When is a monopoly not a monopoly? When it’s big – but fragile. That’s why it was such a mistake to go after Microsoft in the 1990s for pre-installing Internet Explorer on Windows machines.
Microsoft had a big share of the market, yes, but it has been eclipsed by rivals like Android, iOS, and Linux. Today, Windows machines only account for 14 per cent of new devices sold annually.
Google is today’s Microsoft. Once again, the European Commission regulators who have fined Google €2.4bn say that software bundling takes advantage of a software “monopoly”. By putting results from Google Shopping (Google’s price comparison tool) at the top of searches for consumer products, they claim that Google is basically a monopolist that can force its other products on users.
Set aside that Google Shopping is useful to people who wouldn’t think to use a price comparison site otherwise. Ignore the fact that Google’s real rival in online shopping is Amazon, which is actually a much bigger player in that space.

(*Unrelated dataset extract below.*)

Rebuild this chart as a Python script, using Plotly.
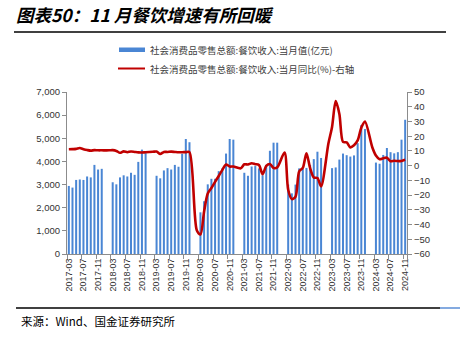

The Commission’s biggest mistake here is to think that competition cannot take place between platforms, so it must be forced within them. Having a large market share does not mean you necessarily are a monopolist. In the absence of physical or legal barriers to entry that keep out other rivals, having a huge market share could just be because you have the best product – for now.

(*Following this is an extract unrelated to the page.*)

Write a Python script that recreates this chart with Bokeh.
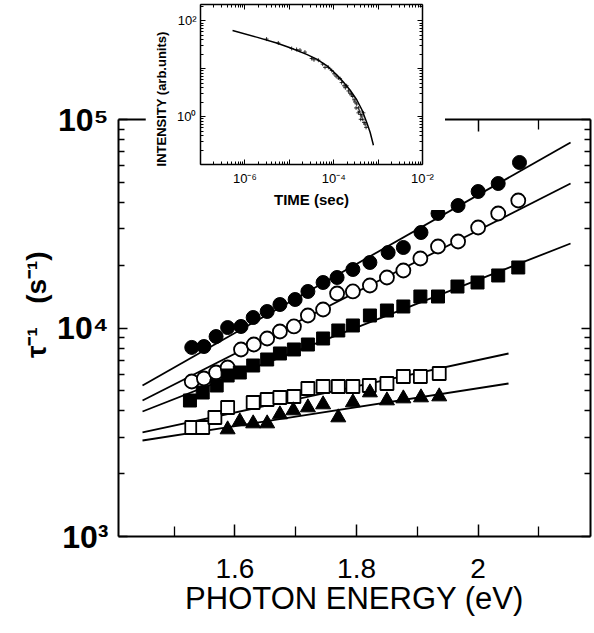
from bokeh.plotting import figure
from bokeh.models import FixedTicker, CustomJSTickFormatter, LinearAxis, LogAxis, Range1d
from bokeh.embed import file_html
from bokeh.resources import INLINE

# ---------------- main panel data ----------------
fc_x = [1.529, 1.549, 1.569, 1.588, 1.610, 1.630, 1.653, 1.674, 1.699, 1.720, 1.745,
        1.768, 1.794, 1.822, 1.852, 1.877, 1.906, 1.934, 1.967, 2.000, 2.033, 2.068]
fc_y = [8070, 8150, 9100, 10050, 10170, 11230, 12000, 12960, 13700, 14970, 16530,
        17470, 19080, 20620, 23020, 24330, 28710, 35420, 38680, 45150, 49320, 62210]
oc_x = [1.529, 1.549, 1.569, 1.588, 1.610, 1.631, 1.653, 1.674, 1.697, 1.720, 1.745,
        1.768, 1.794, 1.822, 1.850, 1.877, 1.905, 1.934, 1.967, 2.000, 2.033, 2.066]
oc_y = [5540, 5725, 6117, 6465, 7888, 8334, 8906, 9620, 10170, 11480, 12270,
        14640, 14970, 15990, 17470, 18870, 21540, 24600, 25990, 30340, 35420, 40880]
fs_x = [1.526, 1.547, 1.570, 1.588, 1.608, 1.630, 1.653, 1.674, 1.697, 1.720, 1.745,
        1.770, 1.794, 1.822, 1.850, 1.877, 1.905, 1.934, 1.966, 1.999, 2.033, 2.066]
fs_y = [4490, 4905, 5300, 5919, 6117, 6609, 7062, 7546, 7888, 8334, 8906,
        9728, 10280, 11480, 12130, 12680, 14160, 14160, 15810, 16530, 17860, 19510]
os_x = [1.529, 1.547, 1.567, 1.588, 1.630, 1.653, 1.674, 1.697, 1.720, 1.745, 1.770,
        1.794, 1.821, 1.850, 1.877, 1.905, 1.936]
os_y = [3333, 3333, 3722, 4157, 4393, 4541, 4642, 4693, 5126, 5241, 5241,
        5241, 5300, 5417, 5854, 5854, 6050]
tr_x = [1.588, 1.608, 1.630, 1.653, 1.674, 1.696, 1.720, 1.745, 1.770, 1.794, 1.822,
        1.850, 1.877, 1.906, 1.936]
tr_y = [3260, 3561, 3483, 3483, 3847, 4021, 4157, 4297, 3722, 4393, 4905,
        4490, 4590, 4642, 4693]

# fitted lines (end points)
fit_x_long = [1.448, 2.152]
fit_x_short = [1.448, 2.050]
fit_fc = [5300, 77560]
fit_oc = [4490, 49320]
fit_fs = [3977, 25430]
fit_os = [3154, 7546]
fit_tr = [2887, 5417]

x_major = [1.6, 1.8, 2.0]
x_minor = [1.5, 1.7, 1.9, 2.1]
y_major = [1e3, 1e4, 1e5]
y_minor = [m * 10 ** e for e in (3, 4) for m in range(2, 10)]

# ---------------- inset data ----------------
curve_t = [5.27e-7, 1.83e-6, 5.18e-6, 1.04e-5, 2.46e-5, 4.14e-5, 6.95e-5, 1.17e-4,
           1.65e-4, 2.33e-4, 3.30e-4, 4.29e-4, 5.55e-4, 6.61e-4, 7.85e-4]
curve_i = [62.7, 45.8, 34.6, 27.4, 20.0, 15.9, 11.6, 7.50, 5.31, 3.60, 2.25, 1.41,
           0.755, 0.473, 0.253]
pts_t = [3.08e-6, 5.65e-6, 1.13e-5, 1.46e-5, 1.74e-5, 2.25e-5, 3.19e-5, 3.60e-5,
         4.51e-5, 5.65e-5, 6.38e-5, 7.59e-5, 9.02e-5, 1.02e-4, 1.13e-4, 1.27e-4,
         1.39e-4, 1.51e-4, 1.71e-4, 1.83e-4, 1.96e-4, 2.14e-4, 2.33e-4, 2.50e-4,
         2.68e-4, 2.88e-4, 3.03e-4, 3.30e-4, 3.60e-4, 3.79e-4, 4.06e-4, 4.29e-4,
         4.51e-4, 4.67e-4, 4.83e-4, 5.09e-4, 5.36e-4, 4.06e-4, 3.60e-4, 3.19e-4]
pts_i = [41.7, 34.6, 26.5, 25.3, 24.5, 22.3, 16.4, 15.4, 15.1, 12.5, 10.7, 10.7,
         9.18, 7.85, 7.03, 6.41, 6.21, 5.15, 4.41, 4.01, 4.41, 3.44, 3.08, 2.85,
         2.63, 2.25, 2.02, 1.84, 1.52, 1.30, 1.11, 1.03, 0.88, 1.20, 0.755, 0.698,
         0.597, 0.88, 1.20, 1.52]
in_x_major = [10.0 ** e for e in range(-7, -1)]
in_x_minor = [m * 10.0 ** e for e in range(-7, -2) for m in range(2, 10)]
in_y_major = [0.1, 1.0, 10.0, 100.0]
in_y_minor = [m * 10.0 ** e for e in range(-1, 3) for m in range(2, 10)]

FONT = "Liberation Sans"
SUP_JS = """
const s = {'0':'\u2070','1':'\u00b9','2':'\u00b2','3':'\u00b3','4':'\u2074','5':'\u2075',
           '6':'\u2076','7':'\u2077','8':'\u2078','9':'\u2079','-':'\u207b'};
const e = Math.round(Math.log10(tick));
"""
EMPTY = "return '';"

W, H = 594, 633
p = figure(width=W, height=H, x_range=Range1d(1.4085, 2.1848), y_range=Range1d(1e3, 1e5),
           y_axis_type="log", output_backend="svg", toolbar_location=None,
           min_border_left=118, min_border_right=4, min_border_top=119, min_border_bottom=97,
           outline_line_color=None)
p.grid.visible = False

xt = FixedTicker(ticks=x_major, minor_ticks=x_minor)
yt = FixedTicker(ticks=y_major, minor_ticks=y_minor)

xa = p.xaxis[0]
xa.ticker = xt
xa.formatter = CustomJSTickFormatter(code="return Math.abs(tick-2)<1e-9 ? '2' : tick.toFixed(1);")
ya = p.yaxis[0]
ya.ticker = yt
ya.formatter = CustomJSTickFormatter(code=SUP_JS + "return '10' + String(e).split('').map(c => s[c]).join('');")

top_ax = LinearAxis(ticker=xt, formatter=CustomJSTickFormatter(code=EMPTY))
right_ax = LogAxis(ticker=yt, formatter=CustomJSTickFormatter(code=EMPTY))
p.add_layout(top_ax, "above")
p.add_layout(right_ax, "right")

for ax in (xa, top_ax):
    ax.major_tick_in = 12
    ax.minor_tick_in = 10
for ax in (ya, right_ax):
    ax.major_tick_in = 9
    ax.minor_tick_in = 6
for ax in (xa, ya, top_ax, right_ax):
    ax.major_tick_out = 0
    ax.minor_tick_out = 0
    ax.axis_line_width = 2
    ax.major_tick_line_width = 1.5
    ax.minor_tick_line_width = 1.3
    ax.axis_line_color = "black"
    ax.major_tick_line_color = "black"
    ax.minor_tick_line_color = "black"
for ax in (top_ax, right_ax):
    ax.major_label_text_font_size = "1px"
    ax.major_label_standoff = 0
    ax.axis_label_standoff = 0

xa.major_label_text_font = FONT
xa.major_label_text_font_size = "28px"
xa.major_label_text_color = "black"
xa.major_label_standoff = 22
xa.axis_label = "PHOTON ENERGY (eV)"
xa.axis_label_text_font = FONT
xa.axis_label_text_font_size = "31px"
xa.axis_label_text_font_style = "normal"
xa.axis_label_text_color = "black"
xa.axis_label_standoff = 0

ya.major_label_text_font = FONT
ya.major_label_text_font_size = "32px"
ya.major_label_text_font_style = "bold"
ya.major_label_text_color = "black"
ya.major_label_standoff = 10
ya.axis_label = "\u00a0" * 6 + "\u03c4\u207b\u00b9\u00a0\u00a0\u00a0(s\u207b\u00b9)"
ya.axis_label_text_font = FONT
ya.axis_label_text_font_size = "28px"
ya.axis_label_text_font_style = "bold"
ya.axis_label_text_color = "black"
ya.axis_label_standoff = 2

# fitted lines
for fx, fy in ((fit_x_long, fit_fc), (fit_x_long, fit_oc), (fit_x_long, fit_fs),
               (fit_x_short, fit_os), (fit_x_short, fit_tr)):
    p.line(fx, fy, line_color="black", line_width=1.8)

# markers
p.scatter(fc_x, fc_y, marker="circle", size=14, fill_color="black", line_color="black")
p.scatter(oc_x, oc_y, marker="circle", size=14, fill_color="white", line_color="black", line_width=1.8)
p.scatter(fs_x, fs_y, marker="square", size=13, fill_color="black", line_color="black")
p.scatter(os_x, os_y, marker="square", size=13, fill_color="white", line_color="black", line_width=1.8)
p.scatter(tr_x, tr_y, marker="triangle", size=15, fill_color="black", line_color="black")

# ---------------- inset ----------------
ins = figure(width=300, height=210, x_axis_type="log", y_axis_type="log",
             x_range=Range1d(1e-7, 1e-2), y_range=Range1d(0.1, 220),
             output_backend="svg", toolbar_location=None,
             min_border_left=55, min_border_right=23, min_border_top=4, min_border_bottom=43,
             outline_line_color=None)
ins.grid.visible = False
ixt = FixedTicker(ticks=in_x_major, minor_ticks=in_x_minor)
iyt = FixedTicker(ticks=in_y_major, minor_ticks=in_y_minor)
ixa = ins.xaxis[0]
iya = ins.yaxis[0]
ixa.ticker = ixt
iya.ticker = iyt
ixa.formatter = CustomJSTickFormatter(code=SUP_JS + "if (e % 2 !== 0) return ''; return '10' + String(e).split('').map(c => s[c]).join('');")
iya.formatter = CustomJSTickFormatter(code=SUP_JS + "if (!(e === 0 || e === 2)) return ''; return '10' + String(e).split('').map(c => s[c]).join('');")
itop = LogAxis(ticker=ixt, formatter=CustomJSTickFormatter(code=EMPTY))
iright = LogAxis(ticker=iyt, formatter=CustomJSTickFormatter(code=EMPTY))
ins.add_layout(itop, "above")
ins.add_layout(iright, "right")
for ax in (ixa, iya, itop, iright):
    ax.major_tick_in = 5
    ax.minor_tick_in = 3
    ax.major_tick_out = 0
    ax.minor_tick_out = 0
    ax.axis_line_width = 1.5
    ax.major_tick_line_width = 1
    ax.minor_tick_line_width = 1
    ax.axis_line_color = "black"
    ax.major_tick_line_color = "black"
    ax.minor_tick_line_color = "black"
for ax in (itop, iright):
    ax.major_label_text_font_size = "1px"
    ax.major_label_standoff = 0
    ax.axis_label_standoff = 0
for ax in (ixa, iya):
    ax.major_label_text_font = FONT
    ax.major_label_text_font_size = "13px"
    ax.major_label_text_color = "black"
    ax.axis_label_text_font = FONT
    ax.axis_label_text_font_style = "bold"
    ax.axis_label_text_color = "black"
ixa.major_label_standoff = 6
ixa.axis_label = "TIME (sec)"
ixa.axis_label_text_font_size = "15px"
ixa.axis_label_standoff = 2
iya.major_label_standoff = 4
iya.axis_label = "INTENSITY (arb.units)" + "\u00a0" * 8
iya.axis_label_text_font_size = "13px"
iya.axis_label_standoff = 5

ins.line(curve_t, curve_i, line_color="black", line_width=1.5)
ins.scatter(pts_t, pts_i, marker="cross", size=4, line_color="black", line_width=0.8)

ins.styles = {"position": "absolute", "left": "145px", "top": "0px", "z-index": "10"}

open("out.html", "w").write(file_html([p, ins], INLINE))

If Google is only dominant because it has the best product, anything it does that hurts its users will strengthen its competitors. If prioritising Google Shopping really is bad for users, then rivals that do it differently will have something extra in their favour. Indeed, Microsoft’s Bing has explicitly advertised on the basis of its shopping search being better. Apple, Amazon and Facebook have all beaten Google in other areas. If any could come up with a search engine that gave better results than Google’s does, users would switch in droves.
Competition between search platforms is much more important than competition within them. It wouldn’t matter if an Apple Search engine gave special priority to Apple products if, overall, it was a better product and users could switch to it. As long as competition between products exists, the product itself can be extremely tightly integrated. Proof of this is the success of the iPhone, where Apple is often extremely strict about forcing users to use its own apps, compared to Google’s relatively open and flexible Android platform.

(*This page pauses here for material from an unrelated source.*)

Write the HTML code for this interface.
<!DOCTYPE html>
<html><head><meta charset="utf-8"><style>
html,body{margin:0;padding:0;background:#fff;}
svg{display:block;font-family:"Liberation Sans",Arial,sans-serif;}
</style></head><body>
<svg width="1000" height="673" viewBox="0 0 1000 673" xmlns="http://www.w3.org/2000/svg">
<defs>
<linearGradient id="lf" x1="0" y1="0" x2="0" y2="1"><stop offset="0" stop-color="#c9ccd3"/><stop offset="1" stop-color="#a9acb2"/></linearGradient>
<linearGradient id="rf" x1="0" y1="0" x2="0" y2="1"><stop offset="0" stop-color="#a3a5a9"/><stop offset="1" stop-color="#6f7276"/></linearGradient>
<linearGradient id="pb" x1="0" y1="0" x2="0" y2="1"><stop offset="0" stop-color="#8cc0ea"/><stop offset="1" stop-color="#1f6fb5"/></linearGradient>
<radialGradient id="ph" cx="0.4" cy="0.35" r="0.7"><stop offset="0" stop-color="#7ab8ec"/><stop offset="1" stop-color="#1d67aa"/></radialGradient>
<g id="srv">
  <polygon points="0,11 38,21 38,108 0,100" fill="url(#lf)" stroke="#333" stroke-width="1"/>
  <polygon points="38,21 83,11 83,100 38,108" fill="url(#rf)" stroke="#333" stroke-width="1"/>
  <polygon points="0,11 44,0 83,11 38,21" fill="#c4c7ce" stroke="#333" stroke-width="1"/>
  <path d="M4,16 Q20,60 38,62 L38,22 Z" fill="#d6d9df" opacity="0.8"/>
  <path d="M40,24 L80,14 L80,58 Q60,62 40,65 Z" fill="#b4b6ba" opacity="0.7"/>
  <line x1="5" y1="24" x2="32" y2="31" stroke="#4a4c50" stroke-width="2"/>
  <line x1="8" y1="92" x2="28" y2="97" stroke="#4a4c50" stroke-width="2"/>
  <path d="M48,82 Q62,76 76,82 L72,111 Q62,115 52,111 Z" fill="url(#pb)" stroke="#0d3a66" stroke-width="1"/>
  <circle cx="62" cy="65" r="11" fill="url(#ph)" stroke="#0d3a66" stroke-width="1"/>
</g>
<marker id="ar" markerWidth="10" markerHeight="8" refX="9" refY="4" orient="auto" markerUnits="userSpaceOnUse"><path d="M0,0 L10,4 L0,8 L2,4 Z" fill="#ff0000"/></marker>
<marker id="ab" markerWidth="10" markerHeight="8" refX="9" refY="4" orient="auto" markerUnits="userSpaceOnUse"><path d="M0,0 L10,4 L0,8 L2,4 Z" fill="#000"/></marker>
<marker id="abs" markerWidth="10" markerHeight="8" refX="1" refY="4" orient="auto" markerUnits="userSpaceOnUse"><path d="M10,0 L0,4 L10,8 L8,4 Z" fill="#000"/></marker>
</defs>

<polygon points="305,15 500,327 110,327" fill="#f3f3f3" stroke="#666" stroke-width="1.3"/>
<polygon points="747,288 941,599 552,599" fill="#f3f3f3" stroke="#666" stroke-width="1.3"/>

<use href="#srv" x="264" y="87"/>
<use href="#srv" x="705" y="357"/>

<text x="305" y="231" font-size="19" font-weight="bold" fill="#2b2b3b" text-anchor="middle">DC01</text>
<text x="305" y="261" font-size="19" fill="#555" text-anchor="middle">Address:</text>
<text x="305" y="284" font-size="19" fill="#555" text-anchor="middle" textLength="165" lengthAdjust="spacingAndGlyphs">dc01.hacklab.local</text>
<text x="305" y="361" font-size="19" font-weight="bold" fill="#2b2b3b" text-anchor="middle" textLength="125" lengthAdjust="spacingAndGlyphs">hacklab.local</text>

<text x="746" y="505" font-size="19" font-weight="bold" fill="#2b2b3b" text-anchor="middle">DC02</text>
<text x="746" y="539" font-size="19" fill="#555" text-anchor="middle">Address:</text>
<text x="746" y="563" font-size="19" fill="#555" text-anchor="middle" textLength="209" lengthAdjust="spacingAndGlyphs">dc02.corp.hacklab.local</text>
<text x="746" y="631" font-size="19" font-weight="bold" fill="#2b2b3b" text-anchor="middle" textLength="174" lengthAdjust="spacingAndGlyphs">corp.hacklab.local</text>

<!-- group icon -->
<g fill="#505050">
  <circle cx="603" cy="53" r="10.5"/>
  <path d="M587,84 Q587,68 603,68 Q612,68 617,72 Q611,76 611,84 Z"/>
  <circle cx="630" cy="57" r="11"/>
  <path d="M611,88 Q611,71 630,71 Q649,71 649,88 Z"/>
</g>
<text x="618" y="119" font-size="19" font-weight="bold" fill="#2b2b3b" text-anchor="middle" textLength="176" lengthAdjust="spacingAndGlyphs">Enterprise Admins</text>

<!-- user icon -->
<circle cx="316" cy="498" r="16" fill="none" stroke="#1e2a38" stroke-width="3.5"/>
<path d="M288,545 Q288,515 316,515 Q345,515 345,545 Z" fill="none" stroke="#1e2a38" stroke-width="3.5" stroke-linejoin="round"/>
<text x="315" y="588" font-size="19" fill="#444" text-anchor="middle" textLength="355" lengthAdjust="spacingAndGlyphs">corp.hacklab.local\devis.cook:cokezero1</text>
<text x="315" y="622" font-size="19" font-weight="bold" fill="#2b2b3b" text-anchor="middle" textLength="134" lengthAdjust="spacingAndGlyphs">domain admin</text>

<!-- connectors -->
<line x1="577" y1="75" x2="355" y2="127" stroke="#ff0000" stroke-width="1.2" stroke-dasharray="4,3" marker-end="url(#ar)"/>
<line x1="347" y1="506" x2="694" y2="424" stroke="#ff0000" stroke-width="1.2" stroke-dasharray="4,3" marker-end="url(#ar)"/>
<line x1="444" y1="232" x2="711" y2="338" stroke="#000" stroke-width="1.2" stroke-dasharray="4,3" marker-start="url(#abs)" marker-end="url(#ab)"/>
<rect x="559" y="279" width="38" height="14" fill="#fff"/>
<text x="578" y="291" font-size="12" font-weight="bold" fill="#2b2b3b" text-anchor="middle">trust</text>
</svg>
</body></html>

This integration is what funds the other products we use for free, like Google Search and Android. If Google makes money from Shopping, but gets you there from Search, it has revenue and incentive to improve the latter – which is good for lots of things apart from finding new pairs of shoes to buy, and useful for users overall. Android makes no money at all, but because it gets users to use Google’s other products that do make money, the company invests heavily in it.
The Commission will kill the model if it’s not careful, at least in Europe.
Some have said that the European Commission only ever seems to punish American tech firms, not European ones. The reason is simple. Because of rulings like this, there are no European tech giants to regulate in the first place.